Stated problem - Reproduce the material below line by line, beginning with its first line and ending with the line that contains "import matplotlib.transforms as mtransforms"; leave out pictures.

==== Supplied entries

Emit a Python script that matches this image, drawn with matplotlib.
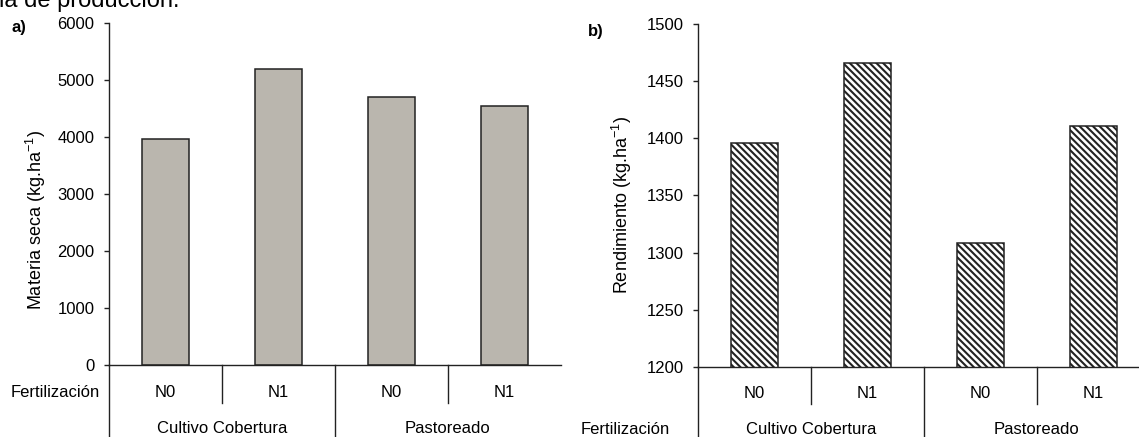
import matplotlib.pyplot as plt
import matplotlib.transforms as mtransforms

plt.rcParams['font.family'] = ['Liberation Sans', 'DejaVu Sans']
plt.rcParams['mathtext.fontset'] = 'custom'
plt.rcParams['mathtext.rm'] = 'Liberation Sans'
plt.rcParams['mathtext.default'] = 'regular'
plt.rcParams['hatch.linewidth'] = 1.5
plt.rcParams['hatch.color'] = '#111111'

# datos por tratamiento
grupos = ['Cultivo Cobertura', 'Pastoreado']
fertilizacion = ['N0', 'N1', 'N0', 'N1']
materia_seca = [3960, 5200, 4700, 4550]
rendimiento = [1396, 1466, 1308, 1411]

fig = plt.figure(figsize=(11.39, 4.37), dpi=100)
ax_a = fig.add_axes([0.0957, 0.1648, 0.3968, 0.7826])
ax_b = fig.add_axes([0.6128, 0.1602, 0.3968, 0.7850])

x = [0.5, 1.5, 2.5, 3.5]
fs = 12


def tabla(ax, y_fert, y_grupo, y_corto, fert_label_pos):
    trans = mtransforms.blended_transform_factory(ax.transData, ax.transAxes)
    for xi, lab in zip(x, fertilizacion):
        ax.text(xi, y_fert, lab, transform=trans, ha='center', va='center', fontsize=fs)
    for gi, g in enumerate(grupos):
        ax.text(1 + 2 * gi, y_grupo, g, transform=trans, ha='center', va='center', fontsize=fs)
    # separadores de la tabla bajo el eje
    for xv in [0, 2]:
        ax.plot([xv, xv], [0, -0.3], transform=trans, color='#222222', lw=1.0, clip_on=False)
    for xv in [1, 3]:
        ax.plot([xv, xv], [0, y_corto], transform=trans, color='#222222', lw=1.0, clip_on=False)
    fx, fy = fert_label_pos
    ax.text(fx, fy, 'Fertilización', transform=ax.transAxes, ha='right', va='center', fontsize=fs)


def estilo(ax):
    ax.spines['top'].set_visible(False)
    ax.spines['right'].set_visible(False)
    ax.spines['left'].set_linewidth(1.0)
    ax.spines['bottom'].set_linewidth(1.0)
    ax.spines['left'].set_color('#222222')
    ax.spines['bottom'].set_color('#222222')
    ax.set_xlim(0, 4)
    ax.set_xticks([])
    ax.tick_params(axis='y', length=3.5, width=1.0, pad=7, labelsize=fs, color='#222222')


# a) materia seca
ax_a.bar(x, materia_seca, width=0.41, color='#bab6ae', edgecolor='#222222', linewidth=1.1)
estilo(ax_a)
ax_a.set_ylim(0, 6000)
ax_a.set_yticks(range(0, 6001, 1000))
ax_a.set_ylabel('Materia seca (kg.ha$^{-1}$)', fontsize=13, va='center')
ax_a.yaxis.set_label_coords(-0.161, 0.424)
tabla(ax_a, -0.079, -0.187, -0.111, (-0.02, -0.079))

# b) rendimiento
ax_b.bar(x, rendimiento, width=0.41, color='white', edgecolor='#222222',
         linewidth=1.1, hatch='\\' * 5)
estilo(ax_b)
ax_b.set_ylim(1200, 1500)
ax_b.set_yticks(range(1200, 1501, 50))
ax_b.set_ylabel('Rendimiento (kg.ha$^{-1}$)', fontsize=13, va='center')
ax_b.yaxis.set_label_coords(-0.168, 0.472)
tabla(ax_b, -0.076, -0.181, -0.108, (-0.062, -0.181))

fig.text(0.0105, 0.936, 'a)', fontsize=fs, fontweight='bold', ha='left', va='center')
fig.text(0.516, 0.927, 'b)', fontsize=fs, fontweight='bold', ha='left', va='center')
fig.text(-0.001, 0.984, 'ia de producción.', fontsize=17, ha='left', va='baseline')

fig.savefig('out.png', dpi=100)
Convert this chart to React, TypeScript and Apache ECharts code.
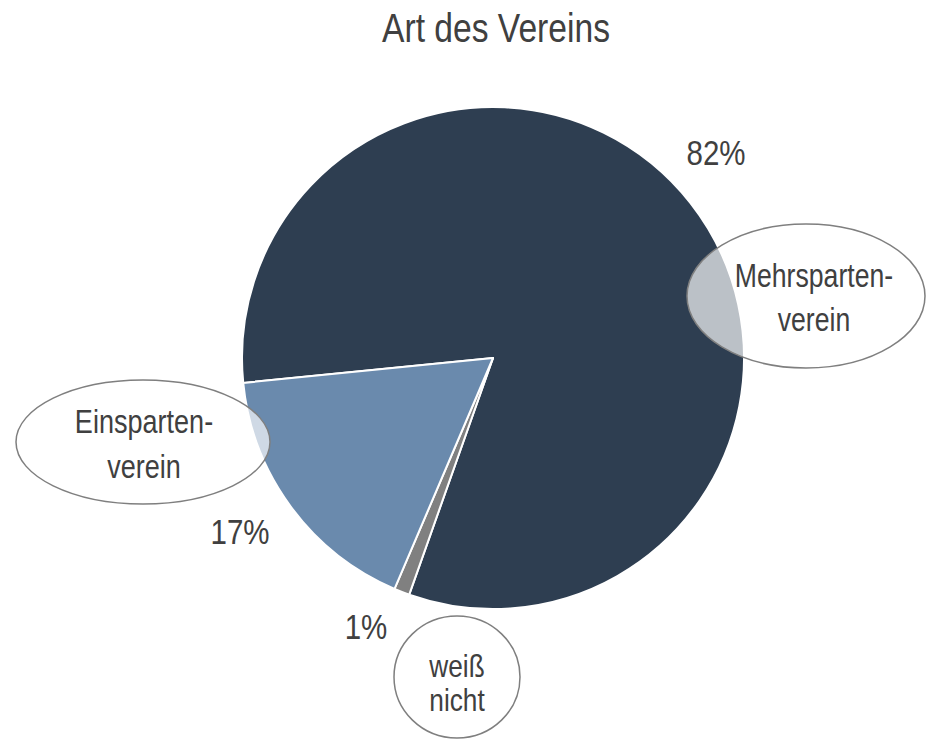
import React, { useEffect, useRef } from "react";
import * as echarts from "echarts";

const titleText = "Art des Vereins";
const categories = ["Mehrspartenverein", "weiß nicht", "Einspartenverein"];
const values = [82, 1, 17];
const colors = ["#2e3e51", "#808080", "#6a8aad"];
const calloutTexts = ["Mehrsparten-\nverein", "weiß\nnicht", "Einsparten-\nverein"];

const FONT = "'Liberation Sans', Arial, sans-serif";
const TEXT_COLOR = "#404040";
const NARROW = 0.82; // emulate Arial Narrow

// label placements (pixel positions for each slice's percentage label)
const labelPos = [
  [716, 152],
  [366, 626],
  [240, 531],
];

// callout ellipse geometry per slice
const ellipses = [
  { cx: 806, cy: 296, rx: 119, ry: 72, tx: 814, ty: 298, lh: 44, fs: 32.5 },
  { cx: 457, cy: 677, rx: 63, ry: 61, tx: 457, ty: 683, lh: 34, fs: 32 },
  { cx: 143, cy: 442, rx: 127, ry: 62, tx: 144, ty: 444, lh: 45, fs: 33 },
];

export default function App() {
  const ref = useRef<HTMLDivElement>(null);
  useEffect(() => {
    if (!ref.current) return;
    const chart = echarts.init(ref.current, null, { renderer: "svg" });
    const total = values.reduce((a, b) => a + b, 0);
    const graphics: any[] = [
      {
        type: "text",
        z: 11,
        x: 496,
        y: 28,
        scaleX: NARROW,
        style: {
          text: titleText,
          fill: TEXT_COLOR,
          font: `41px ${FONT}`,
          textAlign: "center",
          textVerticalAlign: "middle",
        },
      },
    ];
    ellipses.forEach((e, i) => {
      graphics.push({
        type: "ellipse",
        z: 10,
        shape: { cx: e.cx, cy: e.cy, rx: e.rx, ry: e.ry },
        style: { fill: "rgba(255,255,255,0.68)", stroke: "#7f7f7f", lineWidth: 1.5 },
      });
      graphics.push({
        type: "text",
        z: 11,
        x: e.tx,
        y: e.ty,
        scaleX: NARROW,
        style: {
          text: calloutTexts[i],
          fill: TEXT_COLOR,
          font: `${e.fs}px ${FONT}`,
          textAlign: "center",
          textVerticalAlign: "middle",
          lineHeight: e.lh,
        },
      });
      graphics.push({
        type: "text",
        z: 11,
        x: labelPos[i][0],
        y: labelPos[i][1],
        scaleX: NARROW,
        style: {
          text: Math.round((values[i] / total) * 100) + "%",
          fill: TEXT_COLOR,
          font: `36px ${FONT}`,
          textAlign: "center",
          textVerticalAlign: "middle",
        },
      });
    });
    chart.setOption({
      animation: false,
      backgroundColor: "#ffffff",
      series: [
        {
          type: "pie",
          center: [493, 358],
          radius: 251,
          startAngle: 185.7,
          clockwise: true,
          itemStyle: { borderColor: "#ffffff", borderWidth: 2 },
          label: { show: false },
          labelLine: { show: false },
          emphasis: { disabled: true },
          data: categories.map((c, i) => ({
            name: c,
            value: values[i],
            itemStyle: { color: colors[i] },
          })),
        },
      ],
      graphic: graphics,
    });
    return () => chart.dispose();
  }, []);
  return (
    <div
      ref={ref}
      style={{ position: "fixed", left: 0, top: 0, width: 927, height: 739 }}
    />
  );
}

========

Final answer -
Emit a Python script that matches this image, drawn with matplotlib.
import matplotlib.pyplot as plt
import matplotlib.transforms as mtransforms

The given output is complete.